There are plenty of examples down the years of people in the public eye becoming an unlikely style icon, but few can lay as strong a claim as Ricchi e Poveri. They’ve been the accidental architects of cool. They didn’t invent Stone Island. They didn’t intend for Sara Perché Ti Amo to be repurposed as a football chant. But they were, somehow, always a few steps ahead of the curve.
The adoption of their music by football fans only deepens the connection Sara Perché Ti Amo has all the ingredients of a perfect chant: it’s repetitive, euphoric, and shamelessly loud. When sung en masse, it becomes something greater than the sum of its parts. Communal, defiant, almost spiritual and almost universally appreciated.
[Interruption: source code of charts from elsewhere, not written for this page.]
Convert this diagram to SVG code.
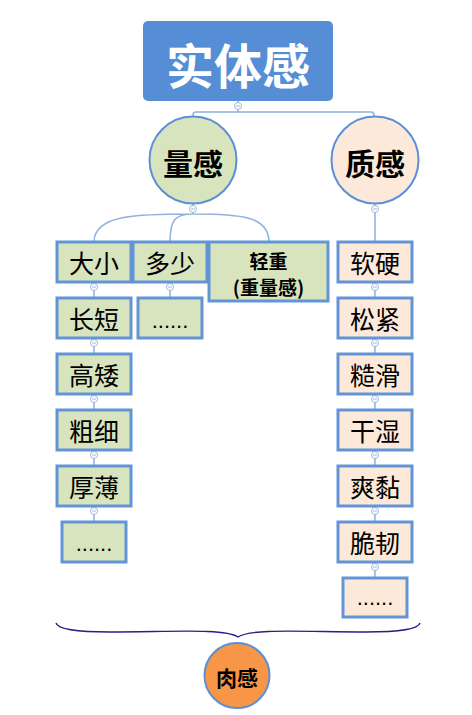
<svg xmlns="http://www.w3.org/2000/svg" width="472" height="715" viewBox="0 0 472 715">
<defs>
<style>
.cn{font-family:"Noto Sans CJK SC","Liberation Sans",sans-serif;text-anchor:middle;dominant-baseline:central}
.line{fill:none;stroke:#8EB1DE;stroke-width:1.5}
.g{fill:#D7E4BD;stroke:#6295D8;stroke-width:3}
.p{fill:#FDE9D9;stroke:#6295D8;stroke-width:3}
.lbl{font-size:25px;fill:#000}
.dots{font-size:22px;fill:#000;font-family:"Liberation Sans",sans-serif;text-anchor:middle}
</style>
<g id="t"><circle r="3.5" fill="#fff" stroke="#9DB8DA" stroke-width="1"/><path d="M-2,0H2" stroke="#9DB8DA" stroke-width="1"/></g>
</defs>
<g id="connectors">
<path class="line" d="M238,101V112M193,117V115Q193,112 196,112H371Q374,112 374,115V117"/>
<path class="line" d="M193,204V214M193,214C140,214 94,214 94,242M193,214C175,214 170,220 170,242M193,214C240,214 269,216 269,242"/>
<path class="line" d="M375,204V242"/>
<path class="line" d="M94,282V298M94,338V354M94,394V410M94,450V466M94,506V522M170,282V298"/>
<path class="line" d="M375,282V298M375,338V354M375,394V410M375,450V466M375,506V522M375,562V578"/>
<g class="tog">
<use href="#t" x="238" y="106"/>
<use href="#t" x="193" y="209"/>
<use href="#t" x="375" y="209"/>
<use href="#t" x="94" y="287"/><use href="#t" x="94" y="343"/><use href="#t" x="94" y="399"/><use href="#t" x="94" y="455"/><use href="#t" x="94" y="511"/>
<use href="#t" x="170" y="287"/>
<use href="#t" x="375" y="287"/><use href="#t" x="375" y="343"/><use href="#t" x="375" y="399"/><use href="#t" x="375" y="455"/><use href="#t" x="375" y="511"/><use href="#t" x="375" y="567"/>
</g>
<path d="M56,623C58,630 80,632 110,632C170,632 225,628 238,637C251,628 306,632 366,632C396,632 418,630 420,623" fill="none" stroke="#22228A" stroke-width="1.4"/>
</g>
<g id="root"><rect x="143" y="21" width="190" height="80" rx="5" fill="#558ED5"/><text class="cn" x="238" y="63" font-size="48" font-weight="bold" fill="#fff">实体感</text></g>
<g id="liang"><circle cx="193" cy="160" r="43.5" fill="#D7E4BD" stroke="#5B8FD6" stroke-width="2"/><text class="cn" x="193" y="162" font-size="30" font-weight="bold">量感</text></g>
<g id="zhi"><circle cx="375" cy="160" r="43.5" fill="#FDE9D9" stroke="#5B8FD6" stroke-width="2"/><text class="cn" x="375" y="162" font-size="30" font-weight="bold">质感</text></g>
<g id="daxiao"><rect class="g" x="57" y="242" width="74" height="40"/><text class="cn lbl" x="94" y="262">大小</text></g>
<g id="duoshao"><rect class="g" x="133" y="242" width="74" height="40"/><text class="cn lbl" x="170" y="262">多少</text></g>
<g id="qingzhong"><rect class="g" x="209" y="242" width="119" height="59"/><text class="cn" x="268.5" y="260" font-size="19" font-weight="bold">轻重</text><text class="cn" x="268.5" y="286" font-size="19" font-weight="bold">(重量感)</text></g>
<g id="changduan"><rect class="g" x="57" y="298" width="74" height="40"/><text class="cn lbl" x="94" y="318">长短</text></g>
<g id="duoshao-more"><rect class="g" x="138" y="298" width="64" height="40"/><text class="dots" x="170" y="328">......</text></g>
<g id="gaoai"><rect class="g" x="57" y="354" width="74" height="40"/><text class="cn lbl" x="94" y="374">高矮</text></g>
<g id="cuxi"><rect class="g" x="57" y="410" width="74" height="40"/><text class="cn lbl" x="94" y="430">粗细</text></g>
<g id="houbao"><rect class="g" x="57" y="466" width="74" height="40"/><text class="cn lbl" x="94" y="486">厚薄</text></g>
<g id="liang-more"><rect class="g" x="62" y="522" width="64" height="40"/><text class="dots" x="94" y="551">......</text></g>
<g id="ruanying"><rect class="p" x="338" y="242" width="74" height="40"/><text class="cn lbl" x="375" y="262">软硬</text></g>
<g id="songjin"><rect class="p" x="338" y="298" width="74" height="40"/><text class="cn lbl" x="375" y="318">松紧</text></g>
<g id="caohua"><rect class="p" x="338" y="354" width="74" height="40"/><text class="cn lbl" x="375" y="374">糙滑</text></g>
<g id="ganshi"><rect class="p" x="338" y="410" width="74" height="40"/><text class="cn lbl" x="375" y="430">干湿</text></g>
<g id="shuangnian"><rect class="p" x="338" y="466" width="74" height="40"/><text class="cn lbl" x="375" y="486">爽黏</text></g>
<g id="cuiren"><rect class="p" x="338" y="522" width="74" height="40"/><text class="cn lbl" x="375" y="542">脆韧</text></g>
<g id="zhi-more"><rect class="p" x="343" y="578" width="64" height="39"/><text class="dots" x="375" y="605">......</text></g>
<g id="rougan"><circle cx="237" cy="675.5" r="32.5" fill="#F79646" stroke="#5B8FD6" stroke-width="2"/><text class="cn" x="237" y="677" font-size="21" font-weight="bold">肉感</text></g>
</svg>
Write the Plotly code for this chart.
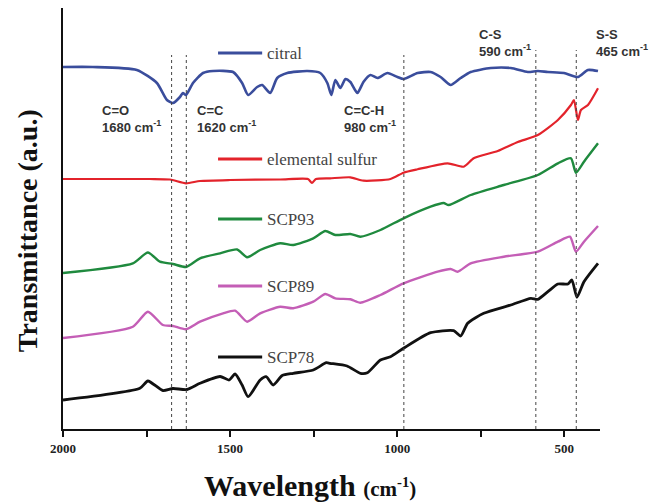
import plotly.graph_objects as go

# ---- data (wavenumber in cm-1, transmittance in arbitrary offset units) ----
citral_x = [2000, 1911, 1779, 1719, 1689, 1671, 1650, 1641, 1632, 1611, 1581, 1551, 1491, 1464, 1446,
            1419, 1404, 1380, 1359, 1329, 1269, 1230, 1209, 1197, 1185, 1170, 1155, 1140, 1119, 1101,
            1080, 1059, 1029, 999, 981, 939, 900, 870, 840, 810, 780, 720, 660, 609, 579, 549, 501,
            459, 429, 399]
citral_y = [362, 362, 359, 346, 329, 326, 332, 336, 334, 346, 356, 358, 357, 346, 334,
            342, 344, 336, 351, 356, 358, 356, 346, 334, 349, 341, 350, 347, 336, 347,
            354, 351, 356, 352, 350, 356, 357, 352, 344, 351, 357, 361, 361, 357, 358, 357, 356,
            352, 359, 358]

sulfur_x = [2000, 1740, 1680, 1632, 1590, 1500, 1350, 1267, 1255, 1243, 1201, 1140, 1101, 1020, 981,
            939, 849, 801, 771, 699, 639, 579, 519, 480, 471, 459, 450, 429, 399]
sulfur_y = [250, 250, 249.5, 245.7, 248, 249, 249.5, 250, 246, 250, 250.7, 251.7, 248.3, 250, 256.3,
            259.7, 265.7, 262.3, 270.7, 278, 287, 294, 309, 324, 329, 309, 319, 324, 340.7]

scp93_x = [2000, 1791, 1746, 1710, 1671, 1632, 1590, 1530, 1479, 1449, 1410, 1350, 1311, 1251, 1215,
           1185, 1140, 1110, 1050, 981, 900, 861, 846, 780, 681, 579, 519, 480, 465, 441, 399]
scp93_y = [156, 165.7, 176.5, 167.3, 165, 162, 170.7, 175.7, 179.5, 171.7, 179, 185.7, 184, 190.7, 198,
           194, 195, 192.3, 199, 210.7, 222.3, 226, 224, 234, 244, 254, 265.7, 270.7, 256.3, 267.3, 285.7]

scp89_x = [2000, 1791, 1746, 1701, 1671, 1632, 1590, 1521, 1485, 1449, 1410, 1350, 1311, 1251, 1215,
           1185, 1140, 1110, 1050, 981, 879, 840, 819, 780, 681, 579, 519, 483, 465, 441, 399]
scp89_y = [91, 102.3, 117.3, 104, 103, 99.7, 107.3, 115.7, 118.3, 107.3, 115.7, 122.3, 120.7, 127.3, 135,
           130.7, 129.7, 126.3, 134, 145.7, 157.3, 160, 157.3, 165.7, 172.3, 177.3, 187.3, 192.3, 177.3,
           187.3, 203]

scp78_x = [2000, 1770, 1746, 1701, 1671, 1629, 1590, 1530, 1503, 1485, 1464, 1446, 1410, 1392, 1371,
           1344, 1311, 1251, 1212, 1201, 1150, 1110, 1089, 1050, 1020, 981, 900, 831, 810, 789, 741,
           660, 600, 579, 549, 519, 489, 477, 462, 441, 399]
scp78_y = [29, 40.7, 48, 38.5, 40.5, 39.5, 45.7, 52.5, 49, 55, 44, 32.3, 49, 52.3, 44,
           53.5, 55.7, 59, 66.3, 65.7, 63, 55.7, 56.3, 69, 72.3, 80.7, 96.3, 98.3, 93, 105.7, 115.7,
           124, 130.7, 129.7, 137.3, 145, 145, 149, 131.7, 147.3, 165.7]

series_names = ["citral", "elemental sulfur", "SCP93", "SCP89", "SCP78"]
series_x = [citral_x, sulfur_x, scp93_x, scp89_x, scp78_x]
series_y = [citral_y, sulfur_y, scp93_y, scp89_y, scp78_y]
series_colors = ["#3a4d9c", "#e3232b", "#1f8a3e", "#c45eb6", "#111111"]
series_widths = [2.6, 2.2, 2.4, 2.4, 2.8]
legend_y = [376, 270, 210, 143, 72]

# peak markers
peak_pos = [1675, 1631, 980, 585, 464]
peak_top = [374, 374, 374, 379, 379]
peak_group = ["C=O", "C=C", "C=C-H", "C-S", "S-S"]
peak_label = ["1680", "1620", "980", "590", "465"]
label_x = [1890, 1605, 1164, 762, 411]
label_y = [310, 310, 310, 386, 386]

x_ticks = [2000, 1500, 1000, 500]
x_ticktext = ["<b>2000</b>", "<b>1500</b>", "<b>1000</b>", "<b>500</b>"]

fig = go.Figure()
for name, xs, ys, c, w in zip(series_names, series_x, series_y, series_colors, series_widths):
    fig.add_trace(go.Scatter(x=xs, y=ys, mode="lines", name=name,
                             line=dict(color=c, width=w, shape="spline", smoothing=0.6),
                             showlegend=False))

for p, top in zip(peak_pos, peak_top):
    fig.add_shape(type="line", xref="x", yref="y", x0=p, x1=p, y0=0, y1=top,
                  line=dict(color="#444444", width=1, dash="dot"))

for g, l, lx, ly in zip(peak_group, peak_label, label_x, label_y):
    fig.add_annotation(xref="x", yref="y", x=lx, y=ly, xanchor="left", yanchor="middle",
                       text=f"<b>{g}</b><br><b>{l} cm<sup>-1</sup></b>", showarrow=False, align="left",
                       font=dict(family="Liberation Sans", size=13, color="#333333"))

for name, c, ly in zip(series_names, series_colors, legend_y):
    fig.add_shape(type="line", xref="x", yref="y", x0=1536, x1=1404, y0=ly, y1=ly,
                  line=dict(color=c, width=3))
    fig.add_annotation(xref="x", yref="y", x=1397, y=ly, xanchor="left", yanchor="middle",
                       text=name, showarrow=False,
                       font=dict(family="Liberation Serif", size=17, color="#444444"))

fig.add_annotation(xref="paper", yref="paper", x=0.46, y=-0.135, xanchor="center", yanchor="middle",
                   text="<b>Wavelength</b> <span style='font-size:21px'><b>(cm<sup>-1</sup>)</b></span>",
                   showarrow=False, font=dict(family="Liberation Serif", size=30, color="#111111"))
fig.add_annotation(xref="paper", yref="paper", x=-0.067, y=0.47, xanchor="center", yanchor="middle",
                   text="<b>Transmittance (a.u.)</b>", textangle=-90, showarrow=False,
                   font=dict(family="Liberation Serif", size=28, color="#111111"))

fig.update_layout(
    width=666, height=503,
    margin=dict(l=63, r=66, t=8, b=74),
    paper_bgcolor="white", plot_bgcolor="white",
    xaxis=dict(range=[2000, 393], showgrid=False, zeroline=False, showline=True,
               linecolor="#111111", linewidth=2, ticks="outside", ticklen=6, tickwidth=1.5,
               tickcolor="#111111", tickvals=x_ticks, ticktext=x_ticktext,
               tickfont=dict(family="Liberation Serif", size=13, color="#222222"),
               minor=dict(tickvals=[1750, 1250, 750], ticks="outside", ticklen=6,
                          tickwidth=1.5, tickcolor="#111111", showgrid=False)),
    yaxis=dict(range=[0, 421], showgrid=False, zeroline=False, showline=True,
               linecolor="#111111", linewidth=2, showticklabels=False, ticks=""),
)

fig.write_html("out.html")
It shouldn’t be a surprise that if found a home on the terraces, and a second life with a younger generation, whose musical tastes are inspired by TikTok. The song is instantly memorable and very algorithm-friendly.
In a world where subcultures are mined and monetised faster than ever, Ricchi e Poveri’s moment in 1983 stands out as something refreshingly unselfconscious. In recent years, the masculine, predominantly terrace reputation of Stone Island has been somewhat diversified. This is clearly down to influential music artists of today wearing it in a much more measured, calculated way. But back in 1983 a mainstream Italian trio were already on it. They weren’t trying to be early adopters. They weren’t chasing clout. They simply wore what looked good to them and sang what felt right.